In 1999, a group of men rampaged through a suburb and forced entry into several informal houses. Once inside, they assaulted, robbed and raped the houses' occupants.

The Supreme Court of Appeal described the events as a "reign of terror, an orgy of violence and pillage which included a paralysis of fear, morbidity, hopelessness and a psychosis of a defencelessness" in the victims.

Jabulane Tshabalala and Ntuli Annanius, who were part of the group, were found guilty as co-perpetrators in eight rapes which happened that night.

The two are now looking to overturn their rape conviction and sentence in the belief the doctrine of common purpose should not apply to rape.

This is on the basis that it cannot be applicable to a crime that cannot be committed through another person.

"As a result, an individual who is present, but does not actually commit the crime of common law rape, can only be held liable as an accomplice to the crime," the court explained.

The Commission for Gender Equality and Centre for Applied Legal Studies (CALS) have joined the case in the Constitutional Court as friends of the court in support of the notion that the doctrine of common purpose should indeed apply to rape.

The commission argued the doctrine of common purpose should apply because it already existed in law. Otherwise, "the law should be developed so that the doctrine of common purpose can also apply to common law rape".

It added that the doctrine applied to crimes like murder. This is based on the argument that it cannot be applicable to a crime that cannot be committed through another person. 

The CALS maintained there was an arbitrariness in applying the doctrine of common purpose to some crimes but not to others.

"A person should be held liable for the fact that they are present when the offence is committed. In order to avoid conviction, an individual will have to show that they are 'actively dissociate' from the commission of the crime."

Chief Justice Mogoeng Mogoeng said the final decision should be made objectively and with logic as there were many types of sexual offences, and thought should be given to each one.

"The benefit to be derived from that unlawful act or conduct spreads to all who participate in the planning or agree with that which they desire to see happening, actually happening.

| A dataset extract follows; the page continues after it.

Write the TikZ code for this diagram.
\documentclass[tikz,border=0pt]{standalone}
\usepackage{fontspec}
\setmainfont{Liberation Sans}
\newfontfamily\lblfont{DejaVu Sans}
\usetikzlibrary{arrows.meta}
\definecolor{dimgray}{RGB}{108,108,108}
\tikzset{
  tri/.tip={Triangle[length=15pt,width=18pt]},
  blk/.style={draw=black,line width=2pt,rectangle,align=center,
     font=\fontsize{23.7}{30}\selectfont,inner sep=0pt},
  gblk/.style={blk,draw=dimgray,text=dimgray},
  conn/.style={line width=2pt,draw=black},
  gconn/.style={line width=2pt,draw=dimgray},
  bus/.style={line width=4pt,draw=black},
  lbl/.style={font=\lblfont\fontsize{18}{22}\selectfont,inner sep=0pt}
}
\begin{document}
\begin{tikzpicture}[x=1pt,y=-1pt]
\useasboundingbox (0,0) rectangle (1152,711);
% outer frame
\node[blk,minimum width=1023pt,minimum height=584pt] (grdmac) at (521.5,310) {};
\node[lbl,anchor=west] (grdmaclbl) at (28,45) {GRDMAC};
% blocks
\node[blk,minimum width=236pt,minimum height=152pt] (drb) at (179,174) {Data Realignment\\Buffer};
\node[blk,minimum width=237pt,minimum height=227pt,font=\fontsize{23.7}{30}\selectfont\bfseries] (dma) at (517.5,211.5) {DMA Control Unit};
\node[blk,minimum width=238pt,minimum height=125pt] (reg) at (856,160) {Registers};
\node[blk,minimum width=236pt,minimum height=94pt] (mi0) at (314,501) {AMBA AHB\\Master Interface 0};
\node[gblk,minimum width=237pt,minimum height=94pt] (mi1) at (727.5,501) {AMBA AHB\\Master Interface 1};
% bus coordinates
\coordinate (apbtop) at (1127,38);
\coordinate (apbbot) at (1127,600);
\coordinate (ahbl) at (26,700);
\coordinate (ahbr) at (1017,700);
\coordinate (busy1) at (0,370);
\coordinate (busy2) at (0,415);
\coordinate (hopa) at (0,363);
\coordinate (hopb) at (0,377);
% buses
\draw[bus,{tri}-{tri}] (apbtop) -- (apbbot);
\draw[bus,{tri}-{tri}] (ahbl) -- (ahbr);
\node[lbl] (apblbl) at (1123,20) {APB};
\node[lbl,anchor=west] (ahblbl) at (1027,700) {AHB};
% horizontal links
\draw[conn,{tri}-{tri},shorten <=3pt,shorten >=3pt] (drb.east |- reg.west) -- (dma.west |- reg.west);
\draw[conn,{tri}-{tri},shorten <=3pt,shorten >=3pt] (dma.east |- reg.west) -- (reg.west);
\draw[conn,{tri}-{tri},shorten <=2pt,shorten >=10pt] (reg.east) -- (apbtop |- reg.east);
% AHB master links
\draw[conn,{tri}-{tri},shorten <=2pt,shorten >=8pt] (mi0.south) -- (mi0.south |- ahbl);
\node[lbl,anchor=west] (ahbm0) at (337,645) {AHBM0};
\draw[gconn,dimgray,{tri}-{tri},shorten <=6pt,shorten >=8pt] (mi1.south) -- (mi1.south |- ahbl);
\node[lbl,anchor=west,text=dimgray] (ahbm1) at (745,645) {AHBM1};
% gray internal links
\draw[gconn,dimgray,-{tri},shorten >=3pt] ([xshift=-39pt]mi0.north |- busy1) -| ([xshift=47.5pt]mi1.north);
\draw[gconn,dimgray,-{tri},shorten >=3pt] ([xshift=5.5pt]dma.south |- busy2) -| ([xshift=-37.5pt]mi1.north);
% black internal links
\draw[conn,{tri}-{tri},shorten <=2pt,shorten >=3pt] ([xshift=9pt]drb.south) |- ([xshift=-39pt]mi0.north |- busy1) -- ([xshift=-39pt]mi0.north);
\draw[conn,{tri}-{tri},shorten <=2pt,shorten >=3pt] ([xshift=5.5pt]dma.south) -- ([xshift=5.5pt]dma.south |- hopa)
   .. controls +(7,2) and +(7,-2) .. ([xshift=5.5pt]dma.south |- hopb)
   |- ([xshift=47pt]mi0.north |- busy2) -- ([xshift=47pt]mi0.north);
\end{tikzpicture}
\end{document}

"I'm not too sure whether … in a case of rape the principal can apply with as much ease as is the case with other crimes," Chief Justice Mogoeng said.

"What is rape about? What correlation exists between, and it may sound insensitive, the 'benefit' by the rapist - a person who wants to satisfy his lust combined with whatever hatred - and the enabler.

"You hate that person, you want that person hurt, but you don't go so far as to actually rape, and couple that with the reality that, even if you don't participate you can suffer the same consequences as the one who actually commits the rape…"

Mogoeng said he was still grappling with the concept of if someone holds a person down to be raped, they have raped or have made themselves an accomplice.